The lenga beech forest here holds Magellanic Woodpecker, the park's most spectacular forest bird. Listen for the loud resonant drumming and the nasal calls before searching visually. The male's brilliant red head makes him unmistakable when found but the forest can absorb the sound. Move slowly and stop frequently. Austral Parakeet flocks move noisily through the forest canopy and are often heard before seen.

Thorn-tailed Rayadito is abundant and approachable in the forest edge, foraging acrobatically along bark surfaces. White-throated Treerunner spirals up trunks in treecreeper fashion. Chilean Flicker forages on the ground at the forest edge. Austral Pygmy-Owl calls from the forest at dawn and dusk and can sometimes be drawn into view with patience.

The Ascencio Valley trail itself offers excellent forest birding in the first two kilometers. The river running through the valley is habitat for Torrent Duck, one of the most sought species in Patagonia. Look for the male's striking striped head pattern as he rides fast-moving sections of the river. This is one of the more accessible Torrent Duck sites in the park.

Zone 6: Lago Grey and the Glacier Sector

The western sector around Lago Grey provides a different set of species. The glacial lake holds Kelp Gull, South American Tern, and Black-necked Swan. The forest along the trail toward the glacier holds Rufous-legged Owl, one of the more sought Patagonian forest owls. Dawn and dusk visits to the forest edge near the Grey sector lodge area are the most reliable approach.

Practical Self-Drive Birding Notes for Torres del Paine

Start early and end late. The 18-hour summer days are a genuine advantage. Dawn at Laguna Amarga when the flamingos are closest to shore and the condors are just beginning to move is worth the early alarm. Late afternoon on the steppe road when the raptors are hunting is equally productive.

Stop for everything. The temptation at Torres del Paine is to drive to the famous viewpoints. For birding, the viewpoints are often the least productive stops. The interesting observations happen on the road between them.

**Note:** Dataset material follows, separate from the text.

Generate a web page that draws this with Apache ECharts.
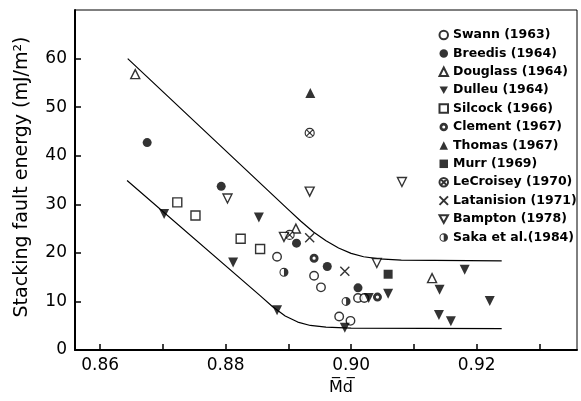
<!DOCTYPE html>
<html>
<head>
<meta charset="utf-8">
<script src="https://cdn.jsdelivr.net/npm/echarts@6/dist/echarts.min.js"></script>
<style>html,body{margin:0;padding:0;background:#fff}#c{width:581px;height:401px}</style>
</head>
<body>
<div id="c"></div>
<script>
// ---- data ----
const swann      = [[0.8882,19.2],[0.8941,15.3],[0.8952,12.9],[0.9011,10.7],[0.9021,10.7],[0.8981,6.9],[0.8999,6.0]];
const breedis    = [[0.8675,42.7],[0.8793,33.7],[0.8913,22.0],[0.8962,17.2],[0.9011,12.8]];
const douglass   = [[0.8656,56.8],[0.8912,25.0],[0.9129,14.8]];
const dulleu     = [[0.8702,28.0],[0.8812,18.0],[0.8853,27.3],[0.8882,8.2],[0.8990,4.6],[0.9028,10.7],[0.9059,11.6],[0.9181,16.5],[0.9141,12.4],[0.9221,10.1],[0.9140,7.2],[0.9159,5.9]];
const silcock    = [[0.8723,30.4],[0.8752,27.7],[0.8824,22.9],[0.8855,20.8]];
const clement    = [[0.8941,18.9],[0.9042,10.9]];
const thomas     = [[0.8935,52.9]];
const murr       = [[0.9059,15.6]];
const lecroisey  = [[0.8934,44.7],[0.8902,23.7]];
const latanision = [[0.8934,23.1],[0.8990,16.2]];
const bampton    = [[0.8803,31.2],[0.8893,23.3],[0.8934,32.6],[0.9081,34.6],[0.9041,17.9]];
const saka       = [[0.8893,16.0],[0.8992,10.0]];
const upperBound = [[0.8644,60.0],[0.8900,28.9],[0.8920,26.5],[0.8940,24.3],[0.8960,22.5],[0.8980,21.0],[0.9000,19.9],[0.9020,19.2],[0.9045,18.75],[0.9080,18.5],[0.9240,18.35]];
const lowerBound = [[0.8643,34.9],[0.8855,11.2],[0.8875,8.9],[0.8895,7.0],[0.8915,5.75],[0.8935,5.05],[0.8960,4.7],[0.9000,4.5],[0.9240,4.39]];
const xTicks  = [0.86,0.87,0.88,0.89,0.90,0.91,0.92,0.93];
const xLabels = [0.86,0.88,0.90,0.92];
const yTicks  = [0,10,20,30,40,50,60];

const FONT = 'DejaVu Sans';
const DOWN = 'path://M0,0L10,0L5,9Z';
const RING = 'path://M5,0A5,5 0 1,1 5,10A5,5 0 1,1 5,0ZM5,3.2A1.8,1.8 0 1,0 5,6.8A1.8,1.8 0 1,0 5,3.2Z';
const OX   = 'path://M5,0A5,5 0 1,1 5,10A5,5 0 1,1 5,0ZM1.6,1.6L8.4,8.4M8.4,1.6L1.6,8.4';
const CROSS= 'path://M0,0L10,10M10,0L0,10';
const HALF = 'path://M5,0A5,5 0 0,1 5,10ZM5,0A5,5 0 0,0 5,10L5,8.8A3.8,3.8 0 0,1 5,1.2Z';

const filled = {color:'#000'};
const open = {color:'#fff', borderColor:'#000', borderWidth:1.4};
function sc(name, data, symbol, style, size){
  return {name, type:'scatter', data, symbol, symbolSize:size||9, itemStyle:style, z:3};
}
const series = [
  sc('Swann (1963)', swann, 'circle', open, 8.5),
  sc('Breedis (1964)', breedis, 'circle', filled, 9),
  sc('Douglass (1964)', douglass, 'triangle', open, 9),
  sc('Dulleu (1964)', dulleu, DOWN, filled, 10),
  sc('Silcock (1966)', silcock, 'rect', open, 9),
  sc('Clement (1967)', clement, RING, filled, 9),
  sc('Thomas (1967)', thomas, 'triangle', filled, 10),
  sc('Murr (1969)', murr, 'rect', filled, 9),
  sc('LeCroisey (1970)', lecroisey, OX, {color:'#fff', borderColor:'#000', borderWidth:1.2}, 9),
  sc('Latanision (1971)', latanision, CROSS, {color:'none', borderColor:'#000', borderWidth:1.4}, 9),
  sc('Bampton (1978)', bampton, DOWN, open, 9),
  sc('Saka et al.(1984)', saka, HALF, filled, 9),
  {name:'upper', type:'line', data:upperBound, symbol:'none', smooth:false, silent:true,
   lineStyle:{color:'#000', width:1.2, join:'round'}, z:2},
  {name:'lower', type:'line', data:lowerBound, symbol:'none', smooth:false, silent:true,
   lineStyle:{color:'#000', width:1.2, join:'round'}, z:2}
];

const chart = echarts.init(document.getElementById('c'), null, {renderer:'canvas'});
chart.setOption({
  backgroundColor:'#fff',
  animation:false,
  grid:{left:75, right:4, top:10, bottom:50, show:true, borderColor:'#000', borderWidth:1, backgroundColor:'transparent'},
  legend:{
    orient:'vertical', left:437, top:28, padding:0,
    itemWidth:8.5, itemHeight:8.5, itemGap:4.4,
    data: series.filter(s=>s.type==='scatter').map(s=>s.name),
    textStyle:{fontFamily:FONT, fontWeight:'bold', fontSize:12.5, color:'#000', lineHeight:14},
    selectedMode:false
  },
  xAxis:{
    type:'value', min:0.856, max:0.936,
    name:'M\u0305d\u0305', nameLocation:'middle', nameGap:30,
    nameTextStyle:{fontFamily:FONT, fontSize:16, color:'#000', padding:[0,0,0,30]},
    axisLine:{show:true, lineStyle:{color:'#000', width:2}},
    axisTick:{show:true, inside:true, length:6, lineStyle:{color:'#000', width:1.5}, customValues:xTicks},
    axisLabel:{customValues:xLabels, fontFamily:FONT, fontSize:17, color:'#000', margin:7,
      formatter:v=>v.toFixed(2)},
    splitLine:{show:false}
  },
  yAxis:{
    type:'value', min:0, max:70,
    name:'Stacking fault energy (mJ/m²)', nameLocation:'middle', nameGap:43, nameRotate:90,
    nameTextStyle:{fontFamily:FONT, fontSize:19, color:'#000', padding:[0,0,0,6]},
    axisLine:{show:true, lineStyle:{color:'#000', width:2}},
    axisTick:{show:true, inside:true, length:6, lineStyle:{color:'#000', width:1.5}, customValues:yTicks},
    axisLabel:{customValues:yTicks, fontFamily:FONT, fontSize:17, color:'#000', margin:8},
    splitLine:{show:false}
  },
  series
});
</script>
</body>
</html>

Bring a scope. The open steppe makes a spotting scope genuinely useful here. Identifying distant raptors and scanning lagoon margins for flamingo or duck species are both greatly improved by a scope.

Allow three days minimum. One day gives you the steppe road and Laguna Amarga. Two days adds the forest sector and Laguna Azul. Three days lets you return to productive sites at different times and weather conditions, which in Patagonia changes everything.

The road from Puerto Natales counts. Build in time on that corridor both coming and going. Some of the best Lesser Rhea, raptor, and flamingo sightings happen before you even pay the park entrance fee.

Species Highlights: What to Prioritize

For a first visit with limited time, prioritize these targets in this order: Lesser Rhea with chicks on the steppe road in December. Andean Condor overhead at Laguna Amarga or Mirador del Condor. Chilean Flamingo at Laguna Amarga. Magellanic Woodpecker in the Ascencio Valley forest. Torrent Duck on the Rio Ascencio. White-throated Caracara on the western steppe sections. Patagonian Tinamou near Laguna Azul. Austral Parakeet flocks at the forest edge near Base de las Torres.

Each of these is genuinely achievable in a three-day self-drive visit timed for December. None of them requires a guide, only patience, a good vehicle, and the willingness to stop more times than feels necessary.

Torres del Paine rewards the birder who treats the road as the destination. The towers are extraordinary. The pumas are unforgettable. But the steppe in the afternoon light, with a family of Lesser Rheas crossing at walking pace and a condor on the ground just ahead, is the moment you will describe to other birders when you get home.